No reasonable person would assume that illicit sales protect anyone. The peculiar demographic in tobacco control however does, or claims to. In Australia, the restraints on adult vape shops and the failed prescription model had predictable outcomes. Apart from a megaliter of nic concentrates now in freezers, imported garbage vapes are now prevalent in the most random variety stores. Without much testing, warning or sales enforcement. Maurice voicing a sudden interest for policing is a little mistimed.
And what it looks like is sacrificing teens just to spite adults and preventing smoking cessation.
Don't mention real diversion strategies
Bubblegum is more prevalent in marketable scare stories than in teen mouths. Cause they're not actually toddlers. It goes without mentioning, but the article makes no mention of nicotine concentrations (despite addiction being the outward main topic), which would be essential to undo the proliferation of illicit sales, or risks thereof.
The author was mildly cognizant that teen use is in parts out of gadget appeal. Which is fairly trivial to avert. But would require a factual statement, which tobacco control won't have (orthogonal to their relentless love for popcorn, evali, and other brain-damaged claims). AU is refusing to acknowledge that e-cigs help with smoking abstinence and quitting. Yet play obtuse that this very information would allow for communicative medicalization / purpose disclosure, and make a much more rational or educative package warning even. (Again, adolescents aren't brain-dead.)
So Bianca, perhaps raise that question next time with Banks.
This is more for the article author.
- The war against youth vaping: a message for Australian authorities
- Flawed report on vaping will harm public health
- Youth vaping. The other side of the story
Just some quotes to avoid going through the whole gish gallop.
It was pink, and it was bubblegum-flavoured … and it was the nicotine-equivalent of nine packets of cigarettes.
|🟥||I'm happy Ems finally settled on 9, after alternating between 2 in her report and 13 in other radio shows.|
calling a public health crisis of its own
|🟪||A propaganda campaign one might even say.|
some schools estimate 20%-60% of students are vaping.
|🟧||Differentiation woes between presence and preterite is also a wider concern in education.|
only 18% had ever smoked a cigarette.
|🟨||Oh no, we are ware of past tense after all.|
claim e-cigarettes are a harm-reduction solution
|🟫||No reputable scientist calls the reduced harm into question. It's just Simon.|
many studies also suggest that vaping is a gateway
|🟪||Usually misrepresent cohort-observation (actually from predisposition to smoke, where vaping just precedes, not predicts, attempts). Linguistically recycled into vaping would triple smoking rates.|
“Where’s the compliance, where are the inspectors of the respective tobacco control teams in the state governments?” he says. “Why aren’t they doing that job?”
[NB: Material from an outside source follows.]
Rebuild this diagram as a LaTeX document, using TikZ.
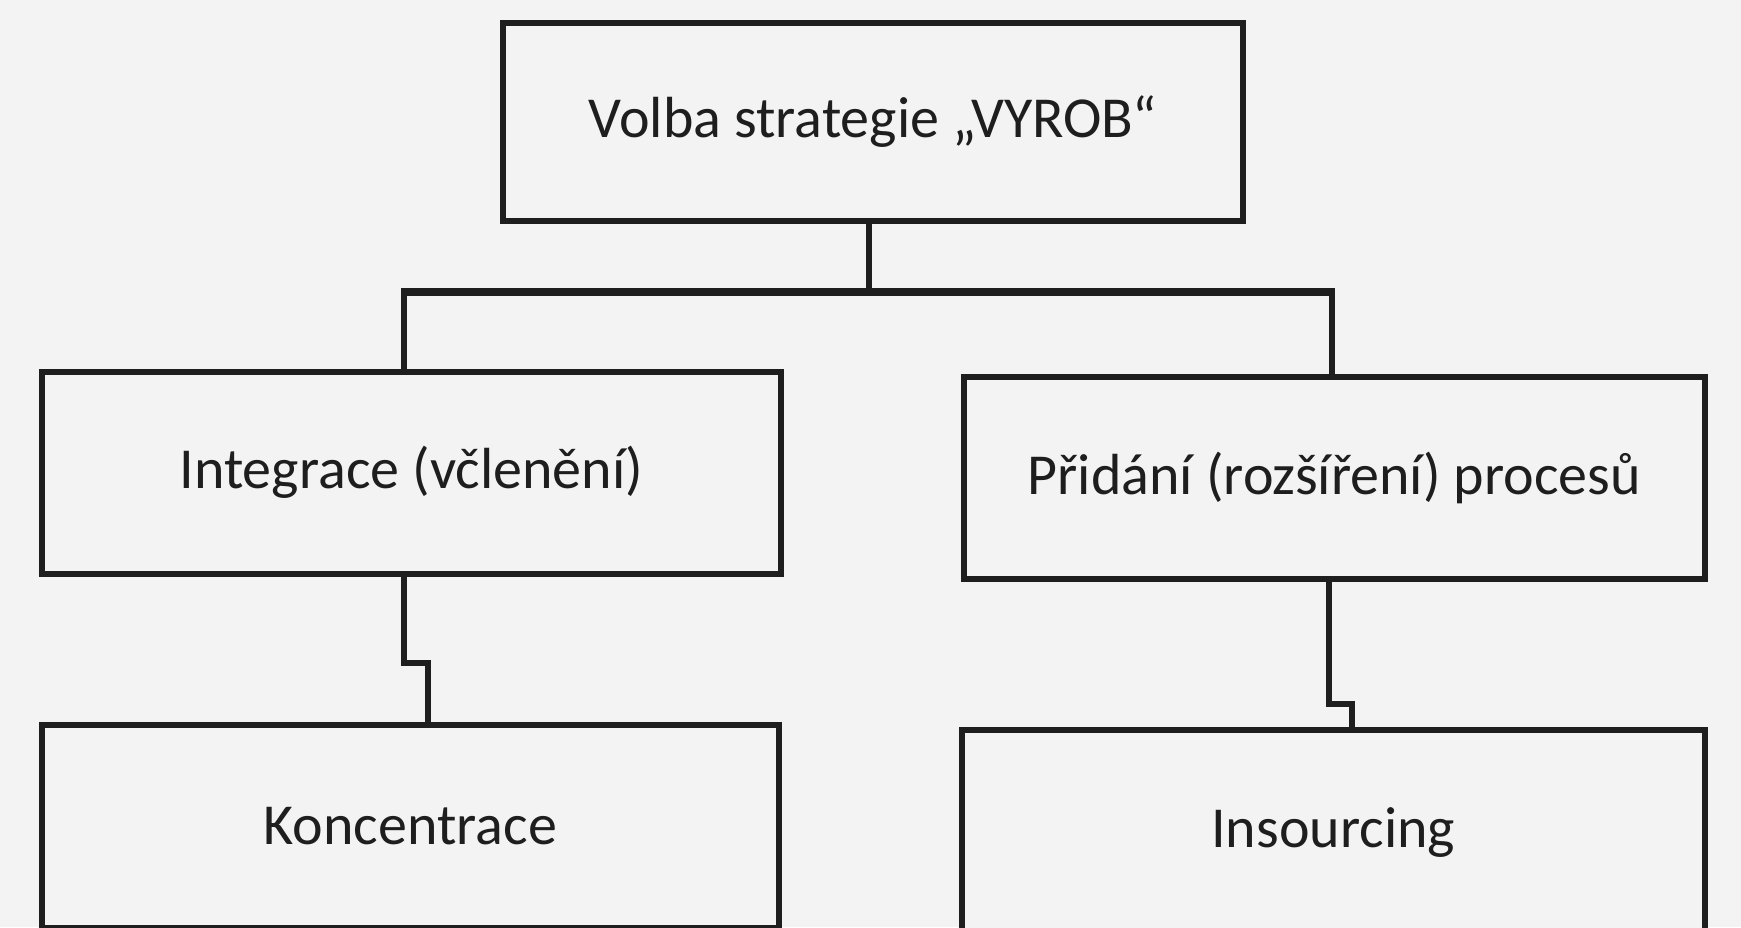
\documentclass[tikz,border=0pt]{standalone}
\usepackage{fontspec}
\setmainfont{Carlito}
\definecolor{ink}{HTML}{1E1E1E}
\definecolor{paper}{HTML}{F3F3F3}
\begin{document}
\begin{tikzpicture}[x=1pt,y=-1pt,
  box/.style={draw=ink, line width=5.5pt, fill=paper, inner sep=0pt, anchor=north west,
    font=\fontsize{58}{66}\selectfont, text=ink},
  link/.style={draw=ink, line width=5.5pt},
  bar/.style={draw=ink, line width=8pt}]
\fill[paper] (0,0) rectangle (1741,927);
\useasboundingbox (0,0) rectangle (1741,927);
\node[box, minimum width=740pt, minimum height=198pt] (top) at (500,20) {Volba strategie „VYROB“};
\node[box, minimum width=739pt, minimum height=202pt] (integ) at (39,369) {Integrace (včlenění)};
\node[box, minimum width=741pt, minimum height=202pt] (prid) at (961,374) {Přidání (rozšíření) procesů};
\node[box, minimum width=737pt, minimum height=203pt] (konc) at (39,722) {Koncentrace};
\node[box, minimum width=743pt, minimum height=205pt] (ins) at (959,727) {Insourcing};
% connectors
\coordinate (busL) at (404,292);
\coordinate (busR) at (1332,292);
\coordinate (busM) at (869,292);
\draw[link] (top.south -| busM) -- (busM);
\draw[bar] ([xshift=-2.75pt]busL) -- ([xshift=2.75pt]busR);
\draw[link] (busL) -- (busL |- integ.north);
\draw[link] (busR) -- (busR |- prid.north);
\coordinate (stepLa) at (404,663);
\coordinate (stepLb) at (428,663);
\draw[link, line join=miter] (integ.south -| stepLa) -- (stepLa) -- (stepLb) -- (konc.north -| stepLb);
\coordinate (stepRa) at (1329,704);
\coordinate (stepRb) at (1352,704);
\draw[link, line join=miter] (prid.south -| stepRa) -- (stepRa) -- (stepRb) -- (ins.north -| stepRb);
\end{tikzpicture}
\end{document}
|🟩||Yes, Maurice, too little too late. It's almost like one shouldn't have sent authorities and public discourse onto goose chases.|
requires a total ban on all tobacco advertising and promotion
|🟧||Imagine the feasibility if there were legitimate vendors and distributors, instead of what Australia has.|
The majority are manufactured in China,
|🟩||Devices, yes. The liquids need not be, and would be worth regulating.|
There’s enough evidence for organisations such as the American Heart Association
|🟥||They're absolute clairvoyants on this topic (heart attacks 10 years prior use?)|
So, there are some attempts at painting a picture. And it's not all lies. Overwhelmingly it appears a PR article, for its overlap with depictions by the same folks that created the current situation.